If U.S. oil and gas operations – including unconventional gas operations tied to the fracking boom – are emitting more, then that should be recorded by the U.S. government. In particular, the EPA keeps an annual inventory (with a time lag) of all of the nation’s greenhouse gas emissions.

In previous inventories, the EPA has found “no significant trend in U.S. anthropogenic methane emissions from 2002 to present,” notes Jacob’s recent study – which challenges that conclusion.

It’s not the only one. “Comparison of recent estimates of methane emissions with existing inventories such as that of the USEPA shows that current inventories underestimate methane emissions due to inaccurate measurements in some emissions sectors,” such as oil and gas, concludes the recent document from the science advisory panel to the Climate & Clean Air Coalition.

“I do think that the evidence is strong that EPA has underestimated methane emissions,” adds Rob Jackson, a researcher at Stanford who contributed to the recent helicopter based infrared camera study that found leaks at 4 percent of over 8,000 well pads in key U.S. drilling regions.

In a sign that the agency is taking note, a draft version of the annual report’s latest installment bumped up 2013 emissions by 27 percent, from 7.3 million to 9.3 million metric tons, according to an analysis by the Environmental Defense Fund. A final EPA inventory up through 2014 is expected soon, and the numbers will be watched very closely.

“Their revision is going to bring their emissions up, I don’t know how much. I don’t think it’s going to bridge the gap, but it’s going to go in the right direction,” says Harvard’s Daniel Jacob.

The good news, suggests Jackson, is that while it’s very hard to do anything about a global trend in agricultural emissions, it’s not so hard to clamp down on U.S. oil and gas leaks, which his latest study suggests are worse in some key areas – which means they can be targeted.

“We’re democratizing leak detection,” says Jackson. “New technologies, cheaper sensors, we’re entering an era where citizens will have cameras they can use to film wellpads. We’re close to having satellites that we’ll be able to image single wellpads or clusters of wellpads. We’ll crack this nut.” If so, that would mean that the long term emissions problem remains carbon dioxide, and that while U.S. methane may have seen a temporary increase, it’s controllable, despite any near term setbacks.

Mark Brownstein, who heads the oil and gas program at the Environmental Defense Fund, argues that ultimately, the question of whether emissions are now going up due to fracking in the U.S. is somewhat of a “red herring” – the fact is, there are substantial emissions from the oil and gas sector, and they’re fixable, he argues.

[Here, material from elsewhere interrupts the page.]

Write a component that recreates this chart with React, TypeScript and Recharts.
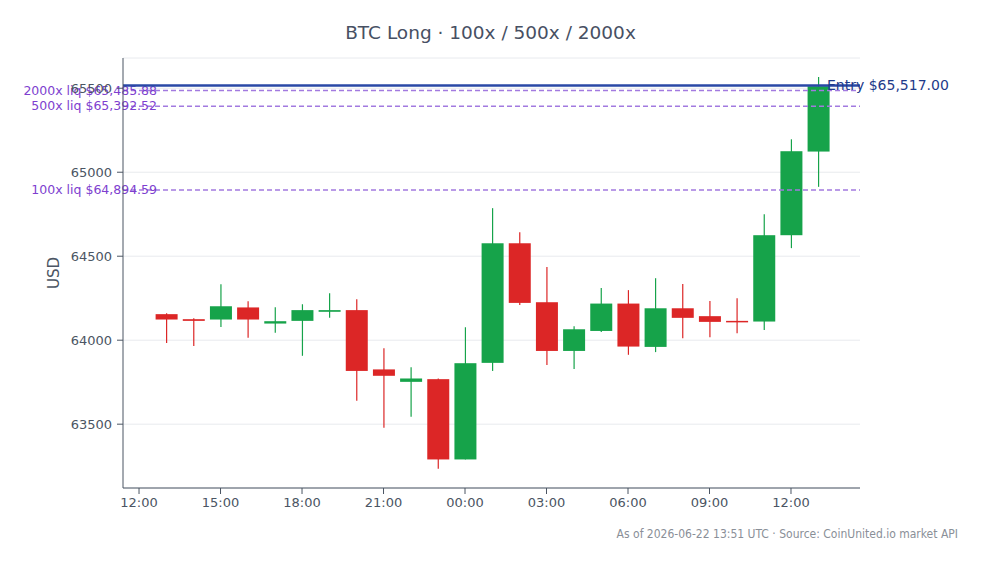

You simply have to regulate the industry, rather than let it police itself voluntarily – something President Barack Obama pledged to do along with Canadian prime minister Justin Trudeau in March.

And if you fix methane, then unlike what happens with carbon dioxide, the stuff doesn’t remain too long in the atmosphere, so the problem substantially cleans itself up over time (assuming, that is, that there isn’t a spike from some other source, such as agriculture).

Until that happens, though, more studies will likely continue to probe the methane problem – and more activists will continue challenging fracking operations, and questioning whether we’ve undermined our gains from cutting back on coal.

“The methane issue is front and center on the debate around the legitimacy of natural gas, as an energy source, at least in the near term,” says Brownstein.